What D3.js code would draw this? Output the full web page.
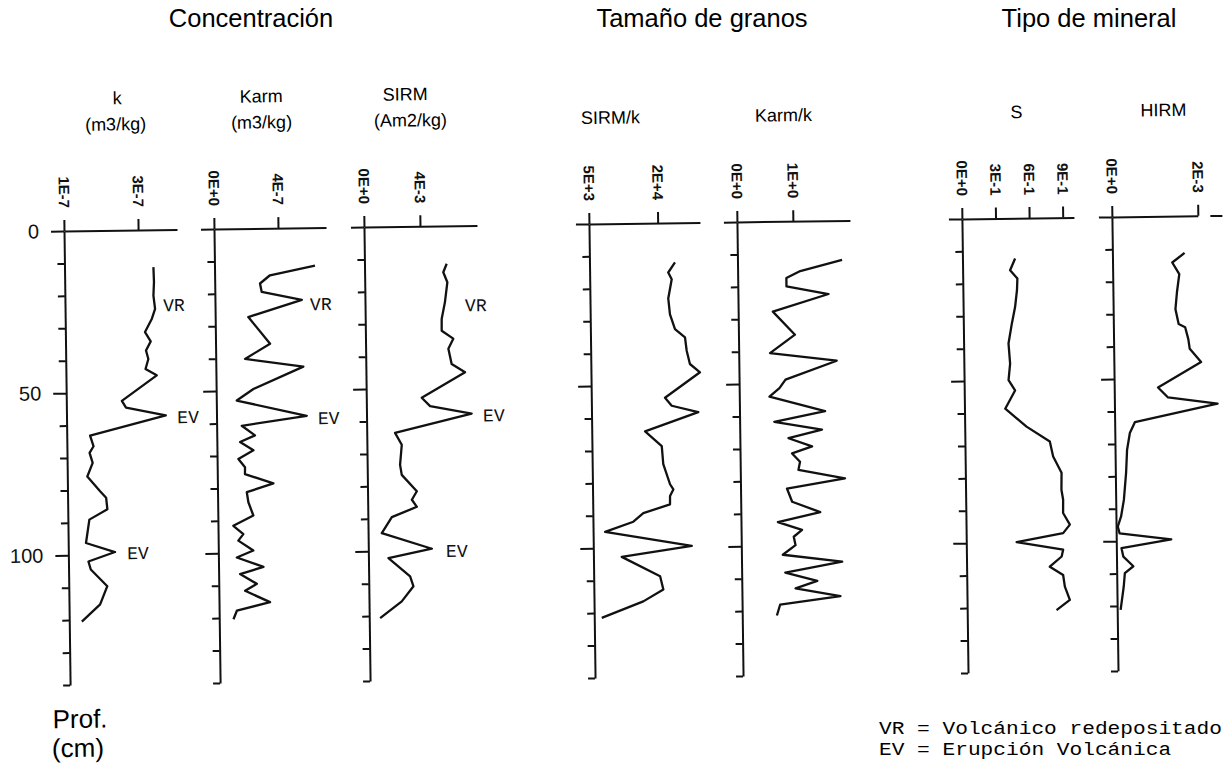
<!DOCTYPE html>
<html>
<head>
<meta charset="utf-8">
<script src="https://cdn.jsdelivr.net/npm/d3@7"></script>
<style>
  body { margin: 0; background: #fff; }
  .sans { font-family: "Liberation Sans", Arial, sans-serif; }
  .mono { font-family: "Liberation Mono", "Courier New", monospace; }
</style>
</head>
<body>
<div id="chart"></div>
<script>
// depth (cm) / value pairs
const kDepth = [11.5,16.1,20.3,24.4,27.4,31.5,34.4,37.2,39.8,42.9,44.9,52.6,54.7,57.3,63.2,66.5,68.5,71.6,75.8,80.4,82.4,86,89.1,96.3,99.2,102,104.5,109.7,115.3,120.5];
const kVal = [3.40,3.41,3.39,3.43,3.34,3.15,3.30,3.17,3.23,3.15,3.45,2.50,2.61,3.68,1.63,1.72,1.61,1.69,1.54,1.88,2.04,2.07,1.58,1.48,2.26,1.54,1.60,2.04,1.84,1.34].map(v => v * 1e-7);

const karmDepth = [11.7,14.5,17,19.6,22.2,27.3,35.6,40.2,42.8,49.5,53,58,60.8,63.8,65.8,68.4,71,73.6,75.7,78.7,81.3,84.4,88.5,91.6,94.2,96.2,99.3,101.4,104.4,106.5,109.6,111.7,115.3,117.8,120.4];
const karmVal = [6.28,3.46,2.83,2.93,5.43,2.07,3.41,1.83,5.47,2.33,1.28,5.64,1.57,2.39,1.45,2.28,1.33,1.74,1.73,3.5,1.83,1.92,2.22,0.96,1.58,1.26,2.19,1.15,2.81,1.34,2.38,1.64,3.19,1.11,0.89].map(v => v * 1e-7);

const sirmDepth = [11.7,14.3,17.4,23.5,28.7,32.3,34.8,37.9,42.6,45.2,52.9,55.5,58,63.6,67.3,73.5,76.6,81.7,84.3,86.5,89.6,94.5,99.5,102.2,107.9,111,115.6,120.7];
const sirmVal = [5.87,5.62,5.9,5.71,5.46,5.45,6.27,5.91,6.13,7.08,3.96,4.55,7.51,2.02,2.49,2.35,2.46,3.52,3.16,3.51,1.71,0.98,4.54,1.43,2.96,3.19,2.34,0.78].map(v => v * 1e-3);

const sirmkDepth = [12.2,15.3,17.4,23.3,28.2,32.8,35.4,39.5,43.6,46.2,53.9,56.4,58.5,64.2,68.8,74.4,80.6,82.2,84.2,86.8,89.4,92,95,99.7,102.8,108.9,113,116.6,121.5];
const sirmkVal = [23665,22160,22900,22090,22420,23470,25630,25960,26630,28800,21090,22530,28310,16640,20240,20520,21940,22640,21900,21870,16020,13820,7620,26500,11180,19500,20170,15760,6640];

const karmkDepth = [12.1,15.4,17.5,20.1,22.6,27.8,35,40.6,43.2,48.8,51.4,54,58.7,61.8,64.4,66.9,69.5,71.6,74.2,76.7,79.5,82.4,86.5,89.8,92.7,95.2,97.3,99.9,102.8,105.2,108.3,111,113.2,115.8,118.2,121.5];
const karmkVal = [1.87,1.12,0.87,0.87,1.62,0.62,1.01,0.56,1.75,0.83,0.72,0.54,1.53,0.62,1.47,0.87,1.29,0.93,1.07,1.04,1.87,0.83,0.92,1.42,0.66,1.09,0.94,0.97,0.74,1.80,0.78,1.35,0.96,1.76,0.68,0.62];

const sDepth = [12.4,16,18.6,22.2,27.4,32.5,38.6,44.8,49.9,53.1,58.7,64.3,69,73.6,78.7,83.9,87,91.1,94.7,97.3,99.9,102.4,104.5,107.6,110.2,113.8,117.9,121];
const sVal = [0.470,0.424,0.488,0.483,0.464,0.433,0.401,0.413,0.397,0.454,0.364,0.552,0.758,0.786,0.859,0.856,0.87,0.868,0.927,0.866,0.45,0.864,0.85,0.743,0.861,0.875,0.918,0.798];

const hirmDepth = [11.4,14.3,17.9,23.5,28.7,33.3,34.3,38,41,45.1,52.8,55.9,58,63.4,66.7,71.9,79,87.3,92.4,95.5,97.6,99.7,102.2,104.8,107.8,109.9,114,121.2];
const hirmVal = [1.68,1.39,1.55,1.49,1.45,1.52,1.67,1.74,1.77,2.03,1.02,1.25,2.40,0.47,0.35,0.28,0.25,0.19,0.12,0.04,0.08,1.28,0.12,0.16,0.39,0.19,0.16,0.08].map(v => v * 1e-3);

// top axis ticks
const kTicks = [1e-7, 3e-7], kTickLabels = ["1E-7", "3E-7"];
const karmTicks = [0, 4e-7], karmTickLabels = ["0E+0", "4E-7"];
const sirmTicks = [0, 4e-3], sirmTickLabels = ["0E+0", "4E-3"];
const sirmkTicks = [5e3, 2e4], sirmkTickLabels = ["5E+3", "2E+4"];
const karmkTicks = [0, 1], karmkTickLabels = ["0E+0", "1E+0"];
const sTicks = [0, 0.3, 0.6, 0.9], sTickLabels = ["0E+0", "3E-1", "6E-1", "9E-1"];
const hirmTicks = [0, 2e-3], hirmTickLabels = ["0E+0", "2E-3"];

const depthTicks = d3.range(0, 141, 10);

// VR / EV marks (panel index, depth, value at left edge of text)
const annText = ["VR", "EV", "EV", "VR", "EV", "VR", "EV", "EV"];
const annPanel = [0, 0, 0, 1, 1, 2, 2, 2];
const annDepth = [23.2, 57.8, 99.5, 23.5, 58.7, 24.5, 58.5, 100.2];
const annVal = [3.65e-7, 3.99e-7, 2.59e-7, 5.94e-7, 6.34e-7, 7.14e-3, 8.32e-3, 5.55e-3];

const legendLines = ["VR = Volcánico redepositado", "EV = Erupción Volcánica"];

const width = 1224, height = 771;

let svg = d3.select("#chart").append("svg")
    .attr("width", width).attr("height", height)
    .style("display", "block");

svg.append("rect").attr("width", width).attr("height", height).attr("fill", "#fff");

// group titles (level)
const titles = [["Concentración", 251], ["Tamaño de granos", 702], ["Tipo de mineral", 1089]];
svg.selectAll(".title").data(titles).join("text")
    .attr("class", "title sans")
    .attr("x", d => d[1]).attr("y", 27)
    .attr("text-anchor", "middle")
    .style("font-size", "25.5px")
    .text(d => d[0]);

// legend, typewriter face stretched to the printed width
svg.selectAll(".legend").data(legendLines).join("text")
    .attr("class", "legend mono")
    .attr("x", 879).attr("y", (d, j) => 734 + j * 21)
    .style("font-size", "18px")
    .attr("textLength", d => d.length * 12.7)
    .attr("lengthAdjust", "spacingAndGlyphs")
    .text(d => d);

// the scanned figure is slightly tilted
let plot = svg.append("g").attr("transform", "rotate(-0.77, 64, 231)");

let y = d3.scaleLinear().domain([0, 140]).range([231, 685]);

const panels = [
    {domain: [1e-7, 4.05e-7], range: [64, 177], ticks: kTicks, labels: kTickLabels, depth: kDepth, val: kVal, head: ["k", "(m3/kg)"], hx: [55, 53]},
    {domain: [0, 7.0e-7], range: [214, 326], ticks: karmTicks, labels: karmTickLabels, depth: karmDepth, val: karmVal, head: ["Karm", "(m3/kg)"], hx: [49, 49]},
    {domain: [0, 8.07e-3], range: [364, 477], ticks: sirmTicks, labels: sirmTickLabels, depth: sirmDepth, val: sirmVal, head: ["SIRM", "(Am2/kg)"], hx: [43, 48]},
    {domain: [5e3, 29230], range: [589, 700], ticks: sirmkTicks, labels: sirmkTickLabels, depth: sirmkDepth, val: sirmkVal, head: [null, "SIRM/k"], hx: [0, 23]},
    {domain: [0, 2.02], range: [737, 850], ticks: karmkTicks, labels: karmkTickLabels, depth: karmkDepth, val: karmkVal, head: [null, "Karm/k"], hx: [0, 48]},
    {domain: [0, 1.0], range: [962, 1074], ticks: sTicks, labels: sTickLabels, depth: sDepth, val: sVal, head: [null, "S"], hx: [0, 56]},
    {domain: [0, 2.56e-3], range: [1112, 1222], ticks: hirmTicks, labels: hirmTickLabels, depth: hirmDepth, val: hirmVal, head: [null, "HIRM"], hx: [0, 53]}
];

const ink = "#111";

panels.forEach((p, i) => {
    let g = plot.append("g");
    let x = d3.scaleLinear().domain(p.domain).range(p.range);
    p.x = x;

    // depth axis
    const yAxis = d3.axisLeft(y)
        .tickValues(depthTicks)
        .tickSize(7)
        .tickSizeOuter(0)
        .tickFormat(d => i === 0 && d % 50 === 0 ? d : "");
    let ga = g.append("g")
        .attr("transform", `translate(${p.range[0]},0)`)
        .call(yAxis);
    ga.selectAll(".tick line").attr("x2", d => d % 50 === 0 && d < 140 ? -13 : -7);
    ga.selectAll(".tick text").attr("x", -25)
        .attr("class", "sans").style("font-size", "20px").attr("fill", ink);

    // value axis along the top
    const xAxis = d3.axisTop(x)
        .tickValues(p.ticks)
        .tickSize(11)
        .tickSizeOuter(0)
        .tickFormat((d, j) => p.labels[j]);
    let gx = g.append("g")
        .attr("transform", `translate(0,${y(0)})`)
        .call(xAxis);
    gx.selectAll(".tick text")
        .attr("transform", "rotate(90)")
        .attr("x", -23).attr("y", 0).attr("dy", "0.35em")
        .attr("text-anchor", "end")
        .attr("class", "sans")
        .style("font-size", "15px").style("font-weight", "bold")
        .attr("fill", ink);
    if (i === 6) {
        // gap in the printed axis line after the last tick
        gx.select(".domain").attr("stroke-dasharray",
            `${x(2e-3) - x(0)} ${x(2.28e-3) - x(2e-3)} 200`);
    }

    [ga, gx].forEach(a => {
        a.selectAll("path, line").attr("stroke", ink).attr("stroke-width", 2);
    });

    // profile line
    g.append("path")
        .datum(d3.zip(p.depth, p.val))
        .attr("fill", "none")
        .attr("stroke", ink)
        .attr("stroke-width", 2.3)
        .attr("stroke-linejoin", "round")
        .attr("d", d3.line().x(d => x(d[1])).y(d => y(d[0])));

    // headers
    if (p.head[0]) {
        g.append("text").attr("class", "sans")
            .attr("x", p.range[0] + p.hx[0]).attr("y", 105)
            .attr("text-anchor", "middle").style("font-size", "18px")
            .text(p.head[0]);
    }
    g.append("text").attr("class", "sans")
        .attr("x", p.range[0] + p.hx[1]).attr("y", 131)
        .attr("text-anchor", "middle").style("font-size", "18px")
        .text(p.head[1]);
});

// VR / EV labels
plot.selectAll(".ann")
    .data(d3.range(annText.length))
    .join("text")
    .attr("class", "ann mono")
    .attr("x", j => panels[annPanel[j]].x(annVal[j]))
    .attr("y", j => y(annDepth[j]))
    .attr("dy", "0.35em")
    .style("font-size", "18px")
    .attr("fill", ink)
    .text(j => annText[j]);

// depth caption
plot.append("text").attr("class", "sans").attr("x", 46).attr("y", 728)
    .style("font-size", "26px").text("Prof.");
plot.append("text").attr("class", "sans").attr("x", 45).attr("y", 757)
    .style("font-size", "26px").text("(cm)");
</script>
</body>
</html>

--*--

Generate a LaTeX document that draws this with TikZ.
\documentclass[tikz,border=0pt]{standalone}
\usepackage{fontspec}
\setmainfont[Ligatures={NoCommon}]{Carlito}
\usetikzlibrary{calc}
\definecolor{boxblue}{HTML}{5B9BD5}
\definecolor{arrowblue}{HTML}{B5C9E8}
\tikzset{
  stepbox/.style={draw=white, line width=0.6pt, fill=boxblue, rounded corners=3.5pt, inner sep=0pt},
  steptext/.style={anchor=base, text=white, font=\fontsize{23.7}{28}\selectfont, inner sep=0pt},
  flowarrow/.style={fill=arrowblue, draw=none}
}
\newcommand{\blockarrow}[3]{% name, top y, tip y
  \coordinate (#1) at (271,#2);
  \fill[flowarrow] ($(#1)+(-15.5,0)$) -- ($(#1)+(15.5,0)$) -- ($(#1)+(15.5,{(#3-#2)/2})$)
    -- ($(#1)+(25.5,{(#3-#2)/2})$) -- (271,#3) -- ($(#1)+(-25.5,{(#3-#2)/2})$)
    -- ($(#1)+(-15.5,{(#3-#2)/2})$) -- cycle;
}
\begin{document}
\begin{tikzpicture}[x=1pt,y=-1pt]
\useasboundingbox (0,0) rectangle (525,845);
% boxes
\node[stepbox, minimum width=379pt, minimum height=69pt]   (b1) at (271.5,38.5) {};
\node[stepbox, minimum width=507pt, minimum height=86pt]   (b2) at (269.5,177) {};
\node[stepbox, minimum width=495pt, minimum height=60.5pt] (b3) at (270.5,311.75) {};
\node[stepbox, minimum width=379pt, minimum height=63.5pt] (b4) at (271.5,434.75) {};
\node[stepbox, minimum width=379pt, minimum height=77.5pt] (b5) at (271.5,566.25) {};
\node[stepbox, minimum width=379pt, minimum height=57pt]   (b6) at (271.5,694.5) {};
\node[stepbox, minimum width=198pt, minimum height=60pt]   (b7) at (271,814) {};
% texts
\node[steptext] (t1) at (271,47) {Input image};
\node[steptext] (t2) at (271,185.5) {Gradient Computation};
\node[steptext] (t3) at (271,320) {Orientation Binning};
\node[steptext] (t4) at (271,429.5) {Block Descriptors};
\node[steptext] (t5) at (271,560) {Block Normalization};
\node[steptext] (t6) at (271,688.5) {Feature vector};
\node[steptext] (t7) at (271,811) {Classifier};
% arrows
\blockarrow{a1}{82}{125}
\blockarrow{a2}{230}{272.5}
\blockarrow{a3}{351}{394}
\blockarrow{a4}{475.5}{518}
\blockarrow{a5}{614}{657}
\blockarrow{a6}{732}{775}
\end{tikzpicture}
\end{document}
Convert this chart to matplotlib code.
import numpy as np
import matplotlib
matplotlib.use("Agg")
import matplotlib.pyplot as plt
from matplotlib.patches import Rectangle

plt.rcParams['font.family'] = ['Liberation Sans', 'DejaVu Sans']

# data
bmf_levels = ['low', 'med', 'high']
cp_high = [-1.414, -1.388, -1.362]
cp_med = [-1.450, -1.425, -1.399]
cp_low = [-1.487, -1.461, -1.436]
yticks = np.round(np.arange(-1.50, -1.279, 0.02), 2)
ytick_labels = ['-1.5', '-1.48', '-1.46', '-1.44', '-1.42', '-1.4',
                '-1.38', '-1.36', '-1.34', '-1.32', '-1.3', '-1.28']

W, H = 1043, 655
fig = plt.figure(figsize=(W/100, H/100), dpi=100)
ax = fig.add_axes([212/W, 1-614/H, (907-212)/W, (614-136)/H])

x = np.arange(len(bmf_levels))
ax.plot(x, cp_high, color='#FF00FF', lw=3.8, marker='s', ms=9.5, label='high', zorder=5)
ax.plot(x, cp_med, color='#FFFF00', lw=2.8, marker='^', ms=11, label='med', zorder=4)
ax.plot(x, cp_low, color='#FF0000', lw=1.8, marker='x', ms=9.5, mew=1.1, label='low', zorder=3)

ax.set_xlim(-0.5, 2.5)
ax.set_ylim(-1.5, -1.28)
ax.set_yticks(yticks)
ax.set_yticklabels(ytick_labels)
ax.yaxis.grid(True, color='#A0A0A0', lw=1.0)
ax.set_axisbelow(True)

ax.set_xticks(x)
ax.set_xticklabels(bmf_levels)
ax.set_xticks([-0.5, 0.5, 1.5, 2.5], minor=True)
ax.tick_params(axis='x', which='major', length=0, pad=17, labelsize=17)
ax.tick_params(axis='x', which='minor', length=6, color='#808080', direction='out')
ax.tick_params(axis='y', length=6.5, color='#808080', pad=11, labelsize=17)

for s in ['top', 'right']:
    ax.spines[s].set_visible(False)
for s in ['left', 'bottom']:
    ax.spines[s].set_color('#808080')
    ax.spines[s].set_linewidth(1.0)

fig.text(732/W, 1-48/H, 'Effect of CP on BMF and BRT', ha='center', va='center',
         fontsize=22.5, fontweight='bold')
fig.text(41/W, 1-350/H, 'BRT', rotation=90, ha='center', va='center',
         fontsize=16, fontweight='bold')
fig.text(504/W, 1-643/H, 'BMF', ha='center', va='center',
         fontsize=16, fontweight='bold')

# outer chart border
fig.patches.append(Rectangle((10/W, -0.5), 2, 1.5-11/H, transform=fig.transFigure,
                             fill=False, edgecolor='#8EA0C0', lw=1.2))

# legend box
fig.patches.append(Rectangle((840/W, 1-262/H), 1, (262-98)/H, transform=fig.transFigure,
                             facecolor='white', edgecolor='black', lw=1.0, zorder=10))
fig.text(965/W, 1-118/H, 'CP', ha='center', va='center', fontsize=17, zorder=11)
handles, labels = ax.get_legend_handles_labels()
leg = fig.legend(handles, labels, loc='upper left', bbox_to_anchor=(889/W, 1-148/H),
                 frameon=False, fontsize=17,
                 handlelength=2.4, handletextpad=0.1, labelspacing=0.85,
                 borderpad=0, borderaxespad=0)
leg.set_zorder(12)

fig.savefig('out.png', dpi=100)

--*--

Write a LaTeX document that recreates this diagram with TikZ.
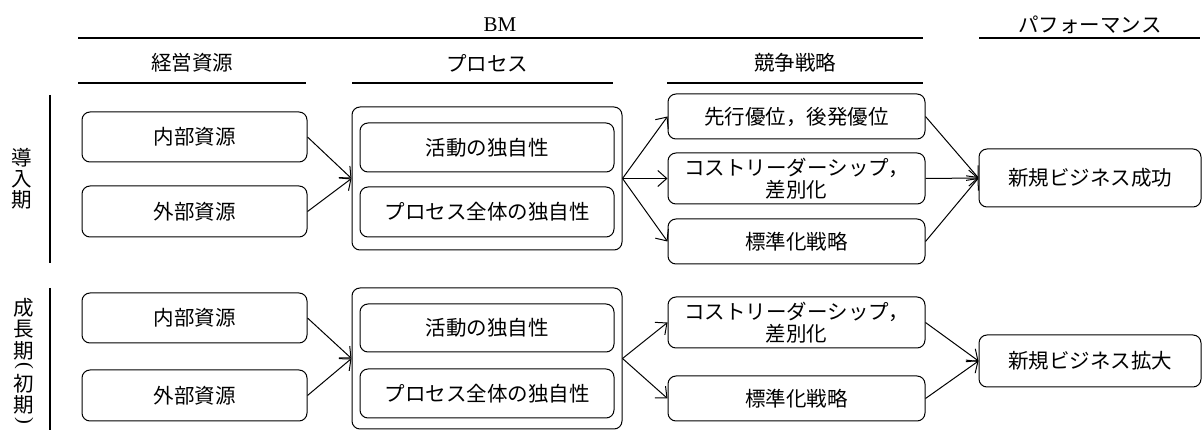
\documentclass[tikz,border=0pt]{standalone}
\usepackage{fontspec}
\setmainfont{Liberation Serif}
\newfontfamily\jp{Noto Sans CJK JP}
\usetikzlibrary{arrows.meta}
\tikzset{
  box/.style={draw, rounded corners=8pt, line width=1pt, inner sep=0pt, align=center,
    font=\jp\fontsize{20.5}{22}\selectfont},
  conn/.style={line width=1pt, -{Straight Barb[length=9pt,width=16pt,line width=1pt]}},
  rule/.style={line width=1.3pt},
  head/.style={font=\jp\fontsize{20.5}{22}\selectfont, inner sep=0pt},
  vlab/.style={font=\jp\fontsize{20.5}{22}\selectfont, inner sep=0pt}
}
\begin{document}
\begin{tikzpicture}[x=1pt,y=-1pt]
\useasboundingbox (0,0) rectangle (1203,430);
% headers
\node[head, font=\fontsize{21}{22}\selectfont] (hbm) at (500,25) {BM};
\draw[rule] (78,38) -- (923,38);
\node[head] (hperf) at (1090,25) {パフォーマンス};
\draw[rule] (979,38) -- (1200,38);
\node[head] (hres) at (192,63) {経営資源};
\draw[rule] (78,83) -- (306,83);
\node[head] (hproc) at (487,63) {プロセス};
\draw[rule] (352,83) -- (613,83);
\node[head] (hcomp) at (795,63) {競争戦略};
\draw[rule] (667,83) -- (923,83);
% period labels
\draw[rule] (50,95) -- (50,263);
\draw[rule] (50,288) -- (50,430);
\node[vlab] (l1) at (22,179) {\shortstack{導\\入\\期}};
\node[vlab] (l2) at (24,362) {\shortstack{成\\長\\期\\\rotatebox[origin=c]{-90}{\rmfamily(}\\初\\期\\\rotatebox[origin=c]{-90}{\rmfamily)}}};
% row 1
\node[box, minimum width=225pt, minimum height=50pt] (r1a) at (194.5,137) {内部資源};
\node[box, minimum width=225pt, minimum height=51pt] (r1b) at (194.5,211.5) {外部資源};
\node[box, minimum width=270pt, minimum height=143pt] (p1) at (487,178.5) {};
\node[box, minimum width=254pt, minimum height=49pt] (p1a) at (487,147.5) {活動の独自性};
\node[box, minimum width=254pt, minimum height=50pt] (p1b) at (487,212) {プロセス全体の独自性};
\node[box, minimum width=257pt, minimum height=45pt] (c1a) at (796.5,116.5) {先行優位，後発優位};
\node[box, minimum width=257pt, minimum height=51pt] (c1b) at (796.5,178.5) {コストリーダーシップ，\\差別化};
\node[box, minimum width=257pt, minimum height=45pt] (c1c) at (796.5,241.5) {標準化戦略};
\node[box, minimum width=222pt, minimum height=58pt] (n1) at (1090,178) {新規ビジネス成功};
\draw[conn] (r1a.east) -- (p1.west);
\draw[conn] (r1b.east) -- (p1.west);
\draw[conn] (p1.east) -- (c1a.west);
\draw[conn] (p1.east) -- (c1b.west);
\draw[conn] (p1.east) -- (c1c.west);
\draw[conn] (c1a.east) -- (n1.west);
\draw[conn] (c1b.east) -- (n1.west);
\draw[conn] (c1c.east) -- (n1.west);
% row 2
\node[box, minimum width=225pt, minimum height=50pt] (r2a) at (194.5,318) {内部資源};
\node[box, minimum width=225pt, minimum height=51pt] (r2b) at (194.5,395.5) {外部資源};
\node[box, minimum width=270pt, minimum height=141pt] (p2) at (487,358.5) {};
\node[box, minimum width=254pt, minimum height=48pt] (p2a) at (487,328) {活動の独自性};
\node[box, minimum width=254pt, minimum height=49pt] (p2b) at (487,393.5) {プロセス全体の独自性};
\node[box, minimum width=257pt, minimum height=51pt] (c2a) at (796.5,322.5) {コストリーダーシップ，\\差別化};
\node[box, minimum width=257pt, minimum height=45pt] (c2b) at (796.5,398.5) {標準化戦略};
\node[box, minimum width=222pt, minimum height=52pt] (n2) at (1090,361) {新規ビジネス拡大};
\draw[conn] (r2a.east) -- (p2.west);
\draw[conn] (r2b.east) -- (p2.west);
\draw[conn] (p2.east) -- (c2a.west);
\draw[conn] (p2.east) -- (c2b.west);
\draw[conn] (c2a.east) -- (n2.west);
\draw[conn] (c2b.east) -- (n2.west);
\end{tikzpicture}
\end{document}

--*--

Where a line in the entries holds the word "LaTeX", copy that line.

### Finished exercise
Generate a LaTeX document that draws this with TikZ.
Write a LaTeX document that recreates this diagram with TikZ.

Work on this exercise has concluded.